追い込まれた社長が最後に選んだのは、自力でなんとかすることをやめることだった。


彼が支援を求めたのは、「組織行動研究所」。
企業の制度と文化の“つなぎ直し”を専門とする、組織人事のプロフェッショナル。

派遣されたのは、現場感覚に精通したエグゼクティブコンサルタント。
 

彼が最初に着手したのは、“制度の見直し”ではなく、“現場の声を聴く”ことだった。

ベテラン社員に、若手に、マネージャーに。
丁寧なヒアリングを重ね、職場に息づいていた“語られてこなかった価値観”を掘り起こしていく。

「制度と風土は、切り離せない」
「納得していない人に、制度は動かせない」

 

やがて始まったのは、「共創プロジェクト」。
社員たちが当事者として制度づくりに加わる、対話の場だった。

 

「成果だけでなく『育成』や『協働』を評価に組み込もう」

評価基準をあいまいにせず、『言葉で語れるように』定義しよう」

「経営者自身が、“なぜ変えたかったのか”を真正面から語ろう」

押しつけではなく、自分たちの制度を“つくりなおす”プロセスが始まった。

再生
――人が動けば、制度は生きる

制度の再構築から1年。
γ社の職場には、かつて失われかけていた“温かな空気”が戻ってきた。

「ちゃんと見てもらえている」
そう感じる社員が増えた。


「育てることが評価される」
そう実感するベテランが、再び若手を育て始めた。


「この会社で働く意味がわかった」
そう語る新卒が、笑顔で入社してきた。

制度が会社を変えたのではない。
人が、変化を受け入れ、自分ごととして動いたからこそ――制度が“生きたもの”になったのだ。

 

その姿を見つめながら、社長はふと、静かにこう呟いた。

「制度を変えれば、会社は変わる。
そう信じていた。

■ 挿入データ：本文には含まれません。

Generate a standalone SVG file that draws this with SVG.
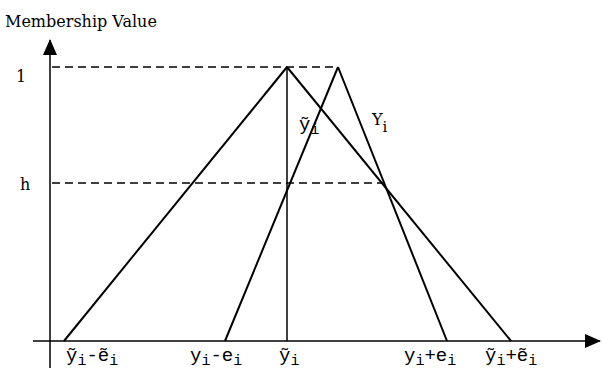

でもそれは半分だけ正しかった。
本当に必要だったのは、“人と人の信頼”をもう一度つなぎ直すこと。
制度はそのための道具にすぎなかったんです」

 

変革とは、誰かが主導するものではなく、一人ひとりの納得と共感から始まるもの。
そのことに気づいたとき、組織ははじめて、過去と未来を結びなおせる。

 

そして今、γ社はまた一歩、歩みを進めている。
“人”が育ち、“人”がつながり、“人”を通じて、会社が生まれ変わっていく。

――それこそが、本当の「人事制度改革」なのだ。